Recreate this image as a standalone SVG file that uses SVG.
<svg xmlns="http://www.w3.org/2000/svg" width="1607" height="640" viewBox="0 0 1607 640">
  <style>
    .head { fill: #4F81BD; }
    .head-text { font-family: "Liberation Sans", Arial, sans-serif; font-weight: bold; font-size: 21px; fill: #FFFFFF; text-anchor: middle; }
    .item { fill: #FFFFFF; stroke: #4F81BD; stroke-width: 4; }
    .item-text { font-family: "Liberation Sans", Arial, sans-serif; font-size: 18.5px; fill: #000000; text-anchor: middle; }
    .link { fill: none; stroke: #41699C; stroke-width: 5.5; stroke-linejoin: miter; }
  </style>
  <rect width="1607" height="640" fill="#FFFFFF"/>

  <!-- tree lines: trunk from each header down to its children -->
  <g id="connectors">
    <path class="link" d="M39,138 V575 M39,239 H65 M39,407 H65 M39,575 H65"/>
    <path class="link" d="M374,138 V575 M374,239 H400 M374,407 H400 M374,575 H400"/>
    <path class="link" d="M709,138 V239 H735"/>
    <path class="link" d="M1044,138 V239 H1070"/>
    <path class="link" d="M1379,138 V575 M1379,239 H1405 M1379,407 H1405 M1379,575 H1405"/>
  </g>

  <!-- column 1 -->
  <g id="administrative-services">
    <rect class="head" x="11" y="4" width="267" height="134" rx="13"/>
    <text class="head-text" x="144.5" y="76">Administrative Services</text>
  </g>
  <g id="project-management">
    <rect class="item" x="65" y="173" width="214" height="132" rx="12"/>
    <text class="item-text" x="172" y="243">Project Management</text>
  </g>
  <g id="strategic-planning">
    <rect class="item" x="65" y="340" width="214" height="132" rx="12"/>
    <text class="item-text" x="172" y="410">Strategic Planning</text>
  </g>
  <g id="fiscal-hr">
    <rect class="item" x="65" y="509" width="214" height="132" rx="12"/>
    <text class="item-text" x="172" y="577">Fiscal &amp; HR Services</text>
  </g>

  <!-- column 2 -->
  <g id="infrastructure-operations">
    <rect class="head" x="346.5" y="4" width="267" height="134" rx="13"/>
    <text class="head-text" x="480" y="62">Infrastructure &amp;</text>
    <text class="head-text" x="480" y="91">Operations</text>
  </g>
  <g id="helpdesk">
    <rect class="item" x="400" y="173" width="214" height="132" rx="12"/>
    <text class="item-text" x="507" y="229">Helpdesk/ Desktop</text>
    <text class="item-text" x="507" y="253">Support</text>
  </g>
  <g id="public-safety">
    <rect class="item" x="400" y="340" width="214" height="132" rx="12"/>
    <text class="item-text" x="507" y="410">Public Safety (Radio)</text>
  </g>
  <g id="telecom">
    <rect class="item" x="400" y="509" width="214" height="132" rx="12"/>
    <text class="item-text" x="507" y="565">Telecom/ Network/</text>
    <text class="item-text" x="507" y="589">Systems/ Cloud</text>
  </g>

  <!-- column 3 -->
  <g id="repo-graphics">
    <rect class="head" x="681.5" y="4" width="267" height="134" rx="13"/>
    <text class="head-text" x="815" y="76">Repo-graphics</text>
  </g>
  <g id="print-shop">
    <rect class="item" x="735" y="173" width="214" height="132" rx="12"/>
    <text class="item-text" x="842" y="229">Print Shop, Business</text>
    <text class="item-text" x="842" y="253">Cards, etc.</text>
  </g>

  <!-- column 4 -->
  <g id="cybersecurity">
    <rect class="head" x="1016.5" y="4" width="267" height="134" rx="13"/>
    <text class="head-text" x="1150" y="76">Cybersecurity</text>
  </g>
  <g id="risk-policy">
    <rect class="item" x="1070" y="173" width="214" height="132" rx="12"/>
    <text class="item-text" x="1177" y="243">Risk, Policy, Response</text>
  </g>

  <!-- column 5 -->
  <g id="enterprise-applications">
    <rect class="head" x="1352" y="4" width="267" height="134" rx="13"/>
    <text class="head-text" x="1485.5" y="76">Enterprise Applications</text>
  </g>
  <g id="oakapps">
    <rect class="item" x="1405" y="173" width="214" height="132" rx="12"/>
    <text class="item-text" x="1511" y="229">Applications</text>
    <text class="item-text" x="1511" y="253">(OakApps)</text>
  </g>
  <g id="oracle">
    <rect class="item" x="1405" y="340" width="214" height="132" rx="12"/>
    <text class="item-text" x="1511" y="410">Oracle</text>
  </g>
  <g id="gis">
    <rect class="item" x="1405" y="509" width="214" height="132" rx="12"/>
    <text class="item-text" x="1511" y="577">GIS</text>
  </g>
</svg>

───

- **EXERCISE**
Copy out the data shown above without altering anything.

- **ANSWER IN FULL**
Recreate this image as a standalone SVG file that uses SVG.
<svg xmlns="http://www.w3.org/2000/svg" width="1607" height="640" viewBox="0 0 1607 640">
  <style>
    .head { fill: #4F81BD; }
    .head-text { font-family: "Liberation Sans", Arial, sans-serif; font-weight: bold; font-size: 21px; fill: #FFFFFF; text-anchor: middle; }
    .item { fill: #FFFFFF; stroke: #4F81BD; stroke-width: 4; }
    .item-text { font-family: "Liberation Sans", Arial, sans-serif; font-size: 18.5px; fill: #000000; text-anchor: middle; }
    .link { fill: none; stroke: #41699C; stroke-width: 5.5; stroke-linejoin: miter; }
  </style>
  <rect width="1607" height="640" fill="#FFFFFF"/>

  <!-- tree lines: trunk from each header down to its children -->
  <g id="connectors">
    <path class="link" d="M39,138 V575 M39,239 H65 M39,407 H65 M39,575 H65"/>
    <path class="link" d="M374,138 V575 M374,239 H400 M374,407 H400 M374,575 H400"/>
    <path class="link" d="M709,138 V239 H735"/>
    <path class="link" d="M1044,138 V239 H1070"/>
    <path class="link" d="M1379,138 V575 M1379,239 H1405 M1379,407 H1405 M1379,575 H1405"/>
  </g>

  <!-- column 1 -->
  <g id="administrative-services">
    <rect class="head" x="11" y="4" width="267" height="134" rx="13"/>
    <text class="head-text" x="144.5" y="76">Administrative Services</text>
  </g>
  <g id="project-management">
    <rect class="item" x="65" y="173" width="214" height="132" rx="12"/>
    <text class="item-text" x="172" y="243">Project Management</text>
  </g>
  <g id="strategic-planning">
    <rect class="item" x="65" y="340" width="214" height="132" rx="12"/>
    <text class="item-text" x="172" y="410">Strategic Planning</text>
  </g>
  <g id="fiscal-hr">
    <rect class="item" x="65" y="509" width="214" height="132" rx="12"/>
    <text class="item-text" x="172" y="577">Fiscal &amp; HR Services</text>
  </g>

  <!-- column 2 -->
  <g id="infrastructure-operations">
    <rect class="head" x="346.5" y="4" width="267" height="134" rx="13"/>
    <text class="head-text" x="480" y="62">Infrastructure &amp;</text>
    <text class="head-text" x="480" y="91">Operations</text>
  </g>
  <g id="helpdesk">
    <rect class="item" x="400" y="173" width="214" height="132" rx="12"/>
    <text class="item-text" x="507" y="229">Helpdesk/ Desktop</text>
    <text class="item-text" x="507" y="253">Support</text>
  </g>
  <g id="public-safety">
    <rect class="item" x="400" y="340" width="214" height="132" rx="12"/>
    <text class="item-text" x="507" y="410">Public Safety (Radio)</text>
  </g>
  <g id="telecom">
    <rect class="item" x="400" y="509" width="214" height="132" rx="12"/>
    <text class="item-text" x="507" y="565">Telecom/ Network/</text>
    <text class="item-text" x="507" y="589">Systems/ Cloud</text>
  </g>

  <!-- column 3 -->
  <g id="repo-graphics">
    <rect class="head" x="681.5" y="4" width="267" height="134" rx="13"/>
    <text class="head-text" x="815" y="76">Repo-graphics</text>
  </g>
  <g id="print-shop">
    <rect class="item" x="735" y="173" width="214" height="132" rx="12"/>
    <text class="item-text" x="842" y="229">Print Shop, Business</text>
    <text class="item-text" x="842" y="253">Cards, etc.</text>
  </g>

  <!-- column 4 -->
  <g id="cybersecurity">
    <rect class="head" x="1016.5" y="4" width="267" height="134" rx="13"/>
    <text class="head-text" x="1150" y="76">Cybersecurity</text>
  </g>
  <g id="risk-policy">
    <rect class="item" x="1070" y="173" width="214" height="132" rx="12"/>
    <text class="item-text" x="1177" y="243">Risk, Policy, Response</text>
  </g>

  <!-- column 5 -->
  <g id="enterprise-applications">
    <rect class="head" x="1352" y="4" width="267" height="134" rx="13"/>
    <text class="head-text" x="1485.5" y="76">Enterprise Applications</text>
  </g>
  <g id="oakapps">
    <rect class="item" x="1405" y="173" width="214" height="132" rx="12"/>
    <text class="item-text" x="1511" y="229">Applications</text>
    <text class="item-text" x="1511" y="253">(OakApps)</text>
  </g>
  <g id="oracle">
    <rect class="item" x="1405" y="340" width="214" height="132" rx="12"/>
    <text class="item-text" x="1511" y="410">Oracle</text>
  </g>
  <g id="gis">
    <rect class="item" x="1405" y="509" width="214" height="132" rx="12"/>
    <text class="item-text" x="1511" y="577">GIS</text>
  </g>
</svg>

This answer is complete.